Unfortunately, Belinelli’s NBA days may be limited, as he’s struggled all year long.

DeMarcus Cousins (Los Angeles Lakers)

DeMarcus Cousins hasn’t played a game for the Lakers this year, and almost surely won’t, after tearing his ACL near the end of the offseason.

Yet despite the fact that Cousins A) Won’t play this year, B) is on a one-year contract with LA, and C) had a disturbing offseason incident in which he was recorded threatening to kill his son’s mother, he’s remained a part of the Lakers. He’s on the bench at all the games, involved in the huddles, and traveling with the team.

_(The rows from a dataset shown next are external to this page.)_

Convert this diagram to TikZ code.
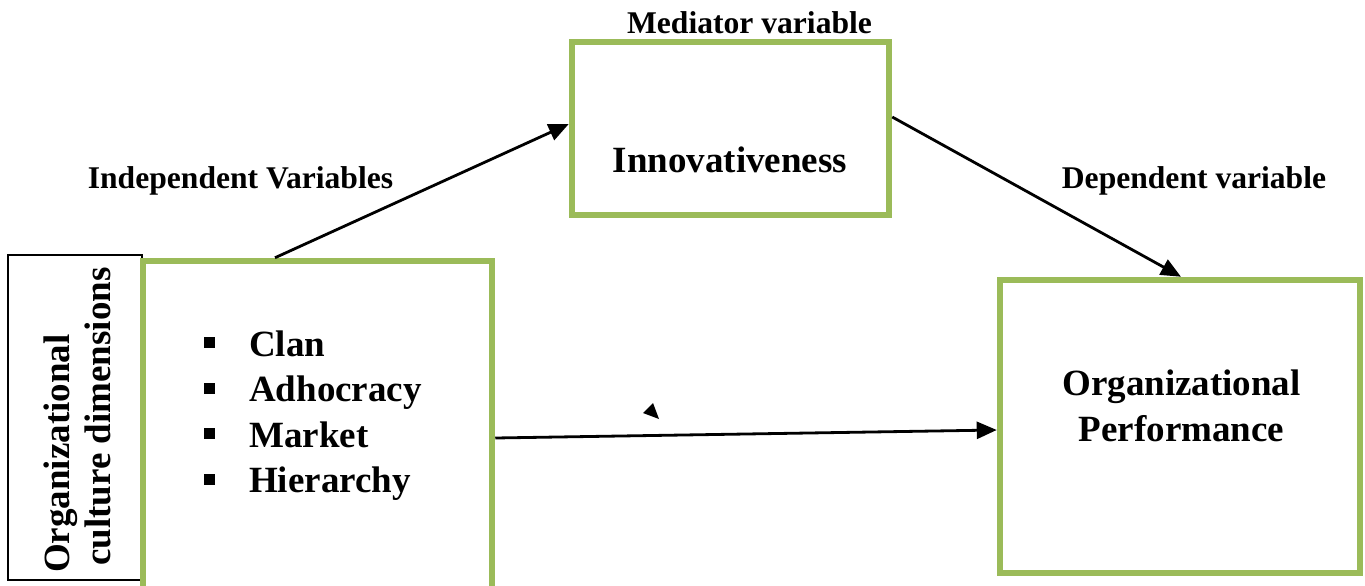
\documentclass[tikz,border=0pt]{standalone}
\usepackage{fontspec}
\setmainfont{Liberation Serif}
\usetikzlibrary{arrows.meta}
\definecolor{olivegreen}{RGB}{155,187,89}
\begin{document}
\begin{tikzpicture}[x=1pt,y=-1pt,
  greenbox/.style={draw=olivegreen,line width=6.5pt,fill=white,inner sep=0pt},
  blackbox/.style={draw=black,line width=1.8pt,inner sep=0pt},
  bigtext/.style={font=\fontsize{37}{46}\selectfont\bfseries,inner sep=0pt},
  labeltext/.style={font=\fontsize{31.6}{38}\selectfont\bfseries,inner sep=0pt},
  bulletsq/.style={fill=black,minimum size=11pt,inner sep=0pt},
  conn/.style={line width=2.8pt,-{Triangle[length=20pt,width=17pt]}}]
\path[use as bounding box,clip] (0,0) rectangle (1365,586);

% side label box
\node[blackbox,minimum width=134pt,minimum height=325pt] (side) at (75,417.5) {};
\node[bigtext,rotate=90,anchor=base west] (sideA) at (69,573) {Organizational};
\node[bigtext,rotate=90,anchor=base west] (sideB) at (110,566) {culture dimensions};

% culture dimensions box (runs off the bottom edge)
\node[greenbox,minimum width=349pt,minimum height=330pt] (cult) at (317.5,426) {};
\node[bulletsq] (b1) at (209.5,342.5) {};
\node[bulletsq] (b2) at (209.5,388) {};
\node[bulletsq] (b3) at (209.5,433.5) {};
\node[bulletsq] (b4) at (209.5,479) {};
\node[bigtext,anchor=base west] (t1) at (249,356) {Clan};
\node[bigtext,anchor=base west] (t2) at (249,401.5) {Adhocracy};
\node[bigtext,anchor=base west] (t3) at (249,447) {Market};
\node[bigtext,anchor=base west] (t4) at (249,492.5) {Hierarchy};

% mediator box
\node[greenbox,minimum width=317pt,minimum height=173pt] (innov) at (730.5,128.5) {};
\node[bigtext,anchor=base] (innovT) at (730,172) {Innovativeness};
\node[labeltext,anchor=base] (medL) at (749.5,34) {Mediator variable};

% outcome box
\node[greenbox,minimum width=360pt,minimum height=293pt] (perf) at (1180,426.5) {};
\node[bigtext,anchor=base,align=center] (perfA) at (1181.5,395) {Organizational};
\node[bigtext,anchor=base,align=center] (perfB) at (1181.5,441.5) {Performance};

% group labels
\node[labeltext,anchor=base] (indL) at (240.5,188) {Independent Variables};
\node[labeltext,anchor=base] (depL) at (1194,188) {Dependent variable};

% connectors
\draw[conn] (275,0 |- cult.north) -- (innov.west |- 0,124);
\draw[conn] (innov.east |- 0,117) -- (perf.north -| 1181,0);
\draw[conn] (cult.east |- 0,438) -- (perf.west |- 0,430);

% loose arrow head
\fill (653,403) -- (643,413) -- (659,419) -- cycle;
\end{tikzpicture}
\end{document}
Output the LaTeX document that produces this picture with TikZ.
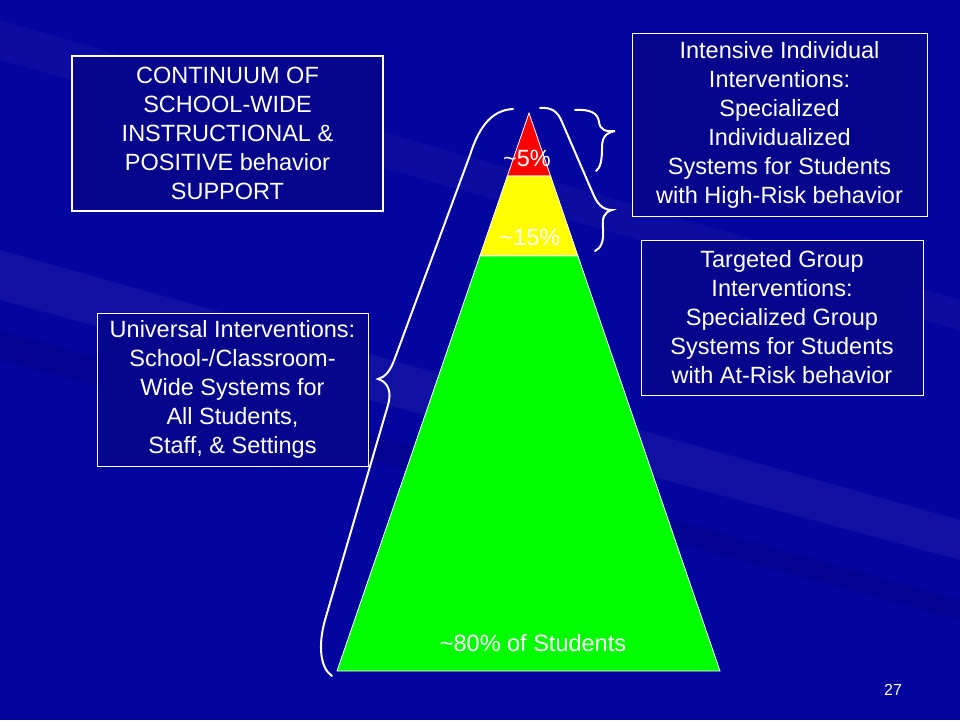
\documentclass[tikz,border=0pt]{standalone}
\usepackage{fontspec}
\setmainfont{Liberation Sans}
\usepackage{tikz}
\usetikzlibrary{positioning, calc}

\definecolor{slidebg}{RGB}{4,4,158}
\definecolor{boxbg}{RGB}{6,6,140}
\definecolor{tierred}{RGB}{255,0,0}
\definecolor{tieryellow}{RGB}{255,255,0}
\definecolor{tiergreen}{RGB}{0,255,0}

\tikzset{
    infobox/.style={draw=white, fill=boxbg, text=white, align=center, inner sep=0pt,
        font=\fontsize{23.5}{29}\selectfont},
    tierlabel/.style={text=white, inner sep=0pt, font=\fontsize{23.5}{28}\selectfont},
    brace/.style={draw=white, line width=2pt, line cap=round},
}

\begin{document}
\begin{tikzpicture}[x=1pt, y=-1pt]
    % background
    \fill[slidebg] (0,0) rectangle (960,720);
    \useasboundingbox (0,0) rectangle (960,720);
    \fill[white, opacity=0.05] (0,250) -- (960,520) -- (960,560) -- (0,300) -- cycle;
    \fill[black, opacity=0.08] (0,330) -- (960,600) -- (960,620) -- (0,360) -- cycle;
    \fill[white, opacity=0.035] (0,20) -- (960,300) -- (960,330) -- (0,60) -- cycle;

    % triangle corners
    \coordinate (apex) at (529,113);
    \coordinate (bl) at (337,671);
    \coordinate (br) at (720,671);

    % draw the three tiers
    \foreach \tier/\ta/\tb/\co in {
        top/0/0.113/tierred,
        mid/0.113/0.256/tieryellow,
        low/0.256/1/tiergreen}
    {
        \filldraw[fill=\co, draw=white, line width=0.8pt]
            ($(apex)!\ta!(bl)$) -- ($(apex)!\tb!(bl)$) -- ($(apex)!\tb!(br)$) -- ($(apex)!\ta!(br)$) -- cycle;
    }

    \node[tierlabel] (five) at (527,158) {\char`~5\%};
    \node[tierlabel] (fifteen) at (530,237) {\char`~15\%};
    \node[tierlabel] (eighty) at (533,643) {\char`~80\% of Students};

    % text boxes
    \node[infobox, line width=1.8pt, minimum width=311pt, minimum height=155pt] (continuum) at (227.5,133.5)
        {CONTINUUM OF\\SCHOOL-WIDE\\INSTRUCTIONAL \&\\POSITIVE behavior\\SUPPORT};
    \node[infobox, line width=0.9pt, minimum width=271pt, minimum height=153pt] (universal) at (232.5,389.5)
        {Universal Interventions:\\School-/Classroom-\\Wide Systems for\\All Students,\\Staff, \& Settings};
    \node[infobox, line width=0.9pt, minimum width=295pt, minimum height=183pt] (intensive) at (779.5,124.5)
        {Intensive Individual\\Interventions:\\Specialized\\Individualized\\Systems for Students\\with High-Risk behavior};
    \node[infobox, line width=0.9pt, minimum width=282pt, minimum height=155pt] (targeted) at (782,317.5)
        {Targeted Group\\Interventions:\\Specialized Group\\Systems for Students\\with At-Risk behavior};

    % braces
    \draw[brace] (513,109) .. controls (490,110) and (478,130) .. (470,155) -- (395,358)
        .. controls (390,372) and (385,377) .. (378,379) .. controls (388,382) and (392,392) .. (388,405)
        -- (325,620) .. controls (318,645) and (320,668) .. (332,676);
    \draw[brace] (540,108) .. controls (552,107) and (558,112) .. (562,122) -- (594,196)
        .. controls (598,205) and (604,210) .. (612,210) .. controls (604,212) and (602,218) .. (603,228)
        .. controls (604,242) and (601,248) .. (595,251);
    \draw[brace] (575,110) .. controls (590,109) and (598,113) .. (599,122)
        .. controls (600,130) and (606,132) .. (615,131) .. controls (605,133) and (602,138) .. (602,148)
        .. controls (602,162) and (600,168) .. (596,171);

    % slide number
    \node[text=white, inner sep=0pt, font=\fontsize{16}{18}\selectfont] (pagenum) at (893,690) {27};
\end{tikzpicture}
\end{document}
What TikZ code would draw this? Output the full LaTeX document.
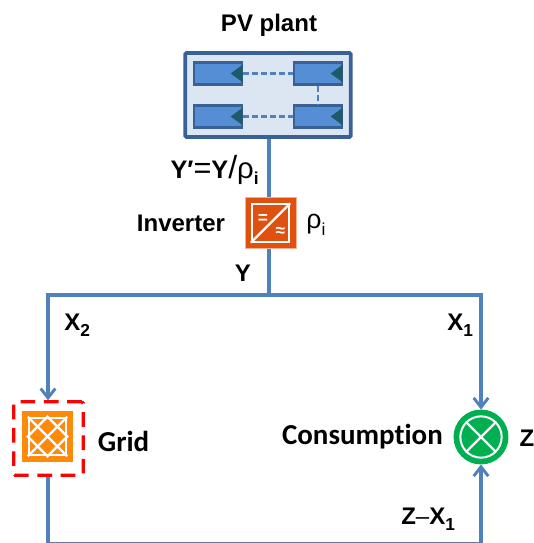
\documentclass[tikz,border=0pt]{standalone}
\usepackage{fontspec}
\setmainfont{Liberation Sans}
\newfontfamily\calibrifont{Carlito}[Ligatures={NoCommon}]
\usetikzlibrary{arrows.meta, positioning, calc}
\definecolor{lineBlue}{HTML}{4F81BD}
\definecolor{frameBlue}{HTML}{3A6195}
\definecolor{plantFill}{HTML}{DCE6F2}
\definecolor{panelBlue}{HTML}{558ED5}
\definecolor{panelTip}{HTML}{1F5A6B}
\definecolor{invOrange}{HTML}{E0500F}
\definecolor{gridOrange}{HTML}{FF8A0A}
\definecolor{loadGreen}{HTML}{00B050}
\newcommand{\sub}[1]{\raisebox{-0.5ex}{\fontsize{13}{13}\selectfont #1}}

\begin{document}
\begin{tikzpicture}[
    x=0.75pt, y=-0.75pt,
    link/.style={draw=lineBlue, line width=2.4pt},
    feed/.style={link, -{Straight Barb[length=7pt, width=11pt, line width=2.2pt]}},
    pvpanel/.style={rectangle, draw=frameBlue, fill=panelBlue, line width=2pt,
                 minimum width=36pt, minimum height=16.5pt, inner sep=0pt},
    panellink/.style={draw=lineBlue, line width=1.8pt, dash pattern=on 4.5pt off 2.2pt},
    lbl/.style={font=\fontsize{18}{20}\selectfont\bfseries, inner sep=0pt},
    clbl/.style={font=\calibrifont\fontsize{21.7}{24}\selectfont\bfseries, inner sep=0pt},
    wline/.style={draw=white, line width=1.7pt},
  ]
    \useasboundingbox (0,0) rectangle (534,543);

    % PV plant
    \node[rectangle, draw=frameBlue, fill=plantFill, line width=2.8pt, rounded corners=0.8pt,
          minimum width=124pt, minimum height=63pt, inner sep=0pt] (plant) at (268,95) {};
    \node[pvpanel] (p1) at (218,73.5) {};
    \node[pvpanel] (p2) at (318,73.5) {};
    \node[pvpanel] (p3) at (218,116.5) {};
    \node[pvpanel] (p4) at (318,116.5) {};
    \foreach \pnl in {p1,p2,p3,p4} {
      \fill[panelTip] ([xshift=-9.5pt]\pnl.east) -- ([xshift=-0.6pt,yshift=6.5pt]\pnl.east)
        -- ([xshift=-0.6pt,yshift=-6.5pt]\pnl.east) -- cycle;
    }
    \draw[panellink] (p1) -- (p2);
    \draw[panellink] (p3) -- (p4);
    \draw[panellink] (p2) -- (p4);
    \node[lbl] (plantlbl) at (269,25) {PV plant};

    % Inverter
    \node[rectangle, fill=invOrange, draw=invOrange!45, line width=0.4pt,
          minimum size=38.5pt, inner sep=0pt] (inv) at (270.5,223) {};
    \node[rectangle, draw=white, line width=1.5pt, minimum size=28pt, inner sep=0pt] (invin) at (inv) {};
    \draw[wline] (invin.south west) -- (invin.north east);
    \node[text=white, font=\fontsize{13}{13}\selectfont\bfseries, inner sep=0pt] (invdc) at (263,219) {=};
    \node[text=white, font=\fontsize{13}{13}\selectfont\bfseries, inner sep=0pt] (invac) at (280.5,232) {≈};
    \node[lbl, left=14.5pt of inv] (invlbl) {Inverter};
    \node[font=\fontsize{20}{22}\selectfont, inner sep=0pt] (rho) at (316,225) {ρ\sub{i}};
    \node[lbl, font=\fontsize{19}{22}\selectfont\bfseries, anchor=east] (ylbl) at (259,170)
      {Y′{\fontsize{23}{22}\selectfont\mdseries =}Y{\fontsize{24}{22}\selectfont\mdseries /}{\fontsize{22}{22}\selectfont\mdseries ρ}\sub{\bfseries i}};
    \node[lbl] (y) at (243,273) {Y};

    % Grid
    \node[rectangle, fill=gridOrange, minimum size=38.5pt, inner sep=0pt] (grid) at (47.5,436.5) {};
    \node[rectangle, draw=white, line width=1.5pt, minimum size=28pt, inner sep=0pt] (gridin) at (grid) {};
    \draw[wline] (gridin.north west) -- (gridin.south east);
    \draw[wline] (gridin.north east) -- (gridin.south west);
    \draw[wline] (gridin.north) -- (gridin.east) -- (gridin.south) -- (gridin.west) -- cycle;
    \node[rectangle, draw=red, line width=2.4pt, dash pattern=on 11pt off 6.5pt, rounded corners=1pt,
          minimum width=52pt, minimum height=55pt, inner sep=0pt] (gridbox) at (48.5,438.5) {};
    \node[clbl] (gridlbl) at (123.5,441) {Grid};

    % Consumption
    \node[circle, draw=loadGreen, fill=loadGreen, line width=3.2pt, minimum size=38pt, inner sep=0pt] (load) at (481,437) {};
    \node[circle, draw=white, line width=1.5pt, minimum size=31pt, inner sep=0pt] (loadin) at (load) {};
    \draw[wline] (loadin.north west) -- (loadin.south east);
    \draw[wline] (loadin.north east) -- (loadin.south west);
    \node[clbl, anchor=east] (loadlbl) at (443,437) {Consumption};
    \node[lbl] (z) at (527,438) {Z};

    % Connections
    \coordinate (bus) at (269,295);
    \coordinate (busL) at (48,295);
    \coordinate (busR) at (481,295);
    \coordinate (botL) at (48,543.5);
    \coordinate (botR) at (481,543.5);
    \draw[link] (plant.south -| bus) -- (inv.north -| bus);
    \draw[link] (inv.south -| bus) -- (bus);
    \draw[feed] (bus) -- (busL) -- (gridbox.north -| busL);
    \draw[feed] (bus) -- (busR) -- (load.north -| busR);
    \draw[feed] (gridbox.south -| botL) -- (botL) -- (botR) -- (load.south -| botR);

    \node[lbl, anchor=west] (x2) at (64,325) {X\sub{2}};
    \node[lbl, anchor=west] (x1) at (447,325) {X\sub{1}};
    \node[lbl, anchor=west] (zx1) at (401,519) {Z\textmd{--}X\sub{1}};
\end{tikzpicture}
\end{document}
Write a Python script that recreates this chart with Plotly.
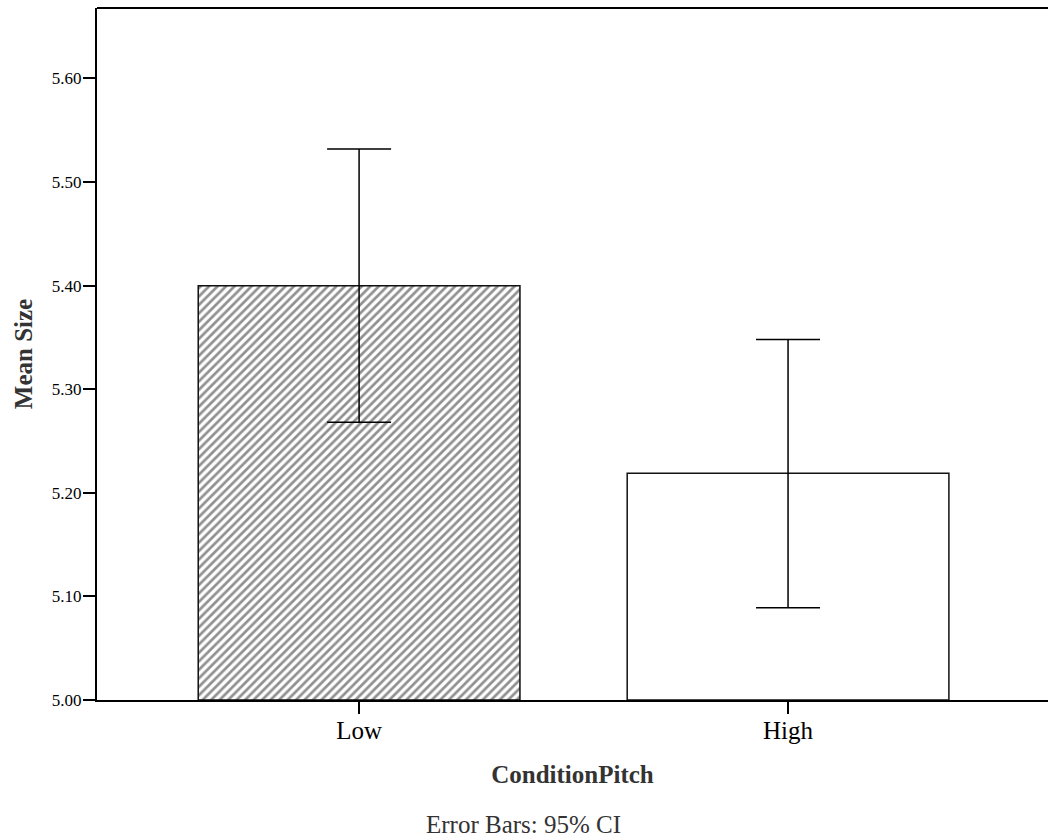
import plotly.graph_objects as go

categories = ["Low", "High"]
means = [5.400, 5.219]
ci_upper = [5.532, 5.348]
ci_lower = [5.268, 5.089]
y_ticks = [5.00, 5.10, 5.20, 5.30, 5.40, 5.50, 5.60]
y_tick_labels = ["5.00", "5.10", "5.20", "5.30", "5.40", "5.50", "5.60"]

err_plus = [u - m for u, m in zip(ci_upper, means)]
err_minus = [m - l for m, l in zip(means, ci_lower)]

fig = go.Figure()
fig.add_trace(go.Bar(
    x=categories,
    y=[m - 5.0 for m in means],
    base=5.0,
    width=0.75,
    marker=dict(
        color="white",
        line=dict(color="#111", width=1.5),
        pattern=dict(shape=["/", ""], fgcolor="#222", bgcolor="white",
                     size=6, solidity=0.45, fillmode="overlay"),
    ),
    error_y=dict(type="data", symmetric=False, array=err_plus, arrayminus=err_minus,
                 color="black", thickness=1.5, width=32),
    showlegend=False,
))

font_serif = "Liberation Serif"
fig.update_layout(
    width=1048, height=840,
    margin=dict(l=97, r=0, t=8, b=140),
    paper_bgcolor="white", plot_bgcolor="white",
    font=dict(family=font_serif, color="black"),
    bargap=0.25,
    xaxis=dict(
        range=[-0.611, 1.606], showline=True, linecolor="black", linewidth=2,
        ticks="outside", ticklen=12, tickwidth=2, tickcolor="black",
        tickfont=dict(size=25, family=font_serif, color="black"),
        ticklabelstandoff=-5,
        showgrid=False, zeroline=False,
        title=dict(text="<b>ConditionPitch</b>", font=dict(size=25, family=font_serif, color="#333"),
                   standoff=22),
    ),
    yaxis=dict(
        range=[5.0, 5.668], showline=True, linecolor="black", linewidth=2,
        tickmode="array", tickvals=y_ticks, ticktext=y_tick_labels,
        ticks="outside", ticklen=12, tickwidth=2, tickcolor="black",
        tickfont=dict(size=17, family=font_serif, color="black"),
        ticklabelstandoff=-2,
        showgrid=False, zeroline=False,
        title=dict(text="<b>Mean Size</b>", font=dict(size=25, family=font_serif, color="#333"),
                   standoff=12),
    ),
    shapes=[dict(type="line", xref="paper", yref="paper", x0=0, x1=1, y0=1, y1=1,
                 line=dict(color="black", width=2))],
    annotations=[dict(text="Error Bars: 95% CI", xref="paper", yref="paper",
                      x=0.449, y=-0.158, yanchor="top", xanchor="center", showarrow=False,
                      font=dict(size=25, family=font_serif, color="#333"))],
)

fig.write_html("out.html")
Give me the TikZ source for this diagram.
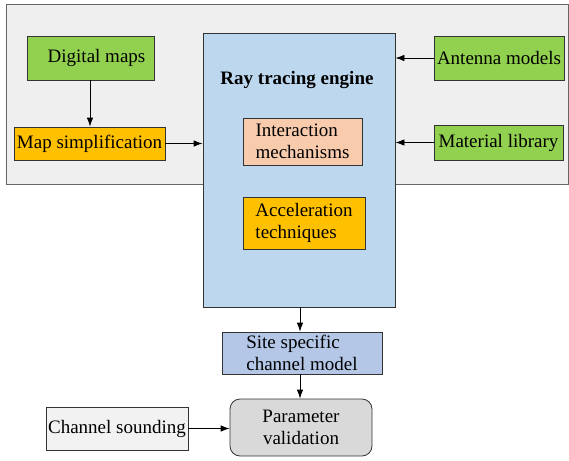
\documentclass[tikz,border=0pt]{standalone}
\usepackage{fontspec}
\setmainfont{Liberation Serif}
\usetikzlibrary{arrows.meta}
\definecolor{bggray}{HTML}{EFEFEF}
\definecolor{gboxc}{HTML}{92D050}
\definecolor{oboxc}{HTML}{FFC000}
\definecolor{engc}{HTML}{BDD7EE}
\definecolor{peachc}{HTML}{F8CBAD}
\definecolor{sitec}{HTML}{B4C7E7}
\definecolor{paramc}{HTML}{D9D9D9}
\definecolor{soundc}{HTML}{F2F2F2}
\begin{document}
\begin{tikzpicture}[x=1pt,y=-1pt,
  every node/.style={font=\fontsize{19}{22}\selectfont, inner sep=0pt},
  boxn/.style={draw=black!80, line width=0.8pt},
  arr/.style={draw=black, line width=0.8pt, -{Latex[length=9pt,width=6.5pt]}}]
\useasboundingbox (0,0) rectangle (569,460);
% outer background
\draw[fill=bggray, draw=black!60, line width=0.8pt] (6,4) rectangle (568,184);
% ray tracing engine
\node[boxn, fill=engc, minimum width=192pt, minimum height=274pt] (eng) at (299,170) {};
\node[font=\fontsize{19}{22}\selectfont\bfseries] (engt) at (297,80) {Ray tracing engine};
\node[boxn, fill=peachc, minimum width=119pt, minimum height=47pt, align=left] (inter) at (302.5,141.5) {Interaction\\mechanisms};
\node[boxn, fill=oboxc, minimum width=122pt, minimum height=52pt, align=left] (accel) at (304,223) {Acceleration\\techniques};
% left inputs
\node[boxn, fill=gboxc, minimum width=127pt, minimum height=44pt] (dm) at (90.5,58) {\hspace{12pt}Digital maps};
\node[boxn, fill=oboxc, minimum width=151pt, minimum height=33pt] (ms) at (89.5,143.5) {Map simplification};
% right inputs
\node[boxn, fill=gboxc, minimum width=130pt, minimum height=44pt] (ant) at (499,58) {Antenna models};
\node[boxn, fill=gboxc, minimum width=129pt, minimum height=35pt] (mat) at (498.5,142.5) {Material library};
% lower chain
\node[boxn, fill=sitec, minimum width=160pt, minimum height=42pt, align=left] (site) at (302,353) {Site specific\\channel model};
\node[boxn, fill=paramc, rounded corners=10pt, minimum width=142pt, minimum height=57pt, align=center] (param) at (301,427.5) {Parameter\\validation};
\node[boxn, fill=soundc, minimum width=142pt, minimum height=43pt] (sound) at (117,428.5) {Channel sounding};
% arrows
\draw[arr] (dm.south -| 90,0) -- (ms.north -| 90,0);
\draw[arr] (ms.east) -- (eng.west |- ms.east);
\draw[arr] (ant.west) -- (eng.east |- ant.west);
\draw[arr] (mat.west) -- (eng.east |- mat.west);
\draw[arr] (eng.south -| 300,0) -- (site.north -| 300,0);
\draw[arr] (site.south -| 300,0) -- (param.north -| 300,0);
\draw[arr] (sound.east) -- (param.west |- sound.east);
\end{tikzpicture}
\end{document}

Alfonzo McKinnie (Cleveland Cavaliers)

16 games, 10.8 minutes, 3.1 points, and 2.2 rebounds per game, 33.3% 3FG, 46.4% true-shooting

The final cut by the Warriors, just days before the season started, McKinnie quickly found a home with the Cavs. Unfortunately, he hasn’t done much in Cleveland to make the Warriors regret that decision.

Anthony Tolliver (Portland Trail Blazers)

17 games, 16.5 minutes, 3.3 points, and 3.1 rebounds per game, 28.3% 3FG, 44.6% true-shooting

Oh, Anthony Tolliver! He hasn’t played for the Warriors since the 2009-10 season, and even then he only played in 44 games. But he’s still kicking it in the NBA, having played for nine teams over his 12-year career.

Tolliver saw a lot of minutes early in the year, due to Zach Collins’ injury. The addition of Carmelo Anthony, however, has pushed Tolliver out of the rotation.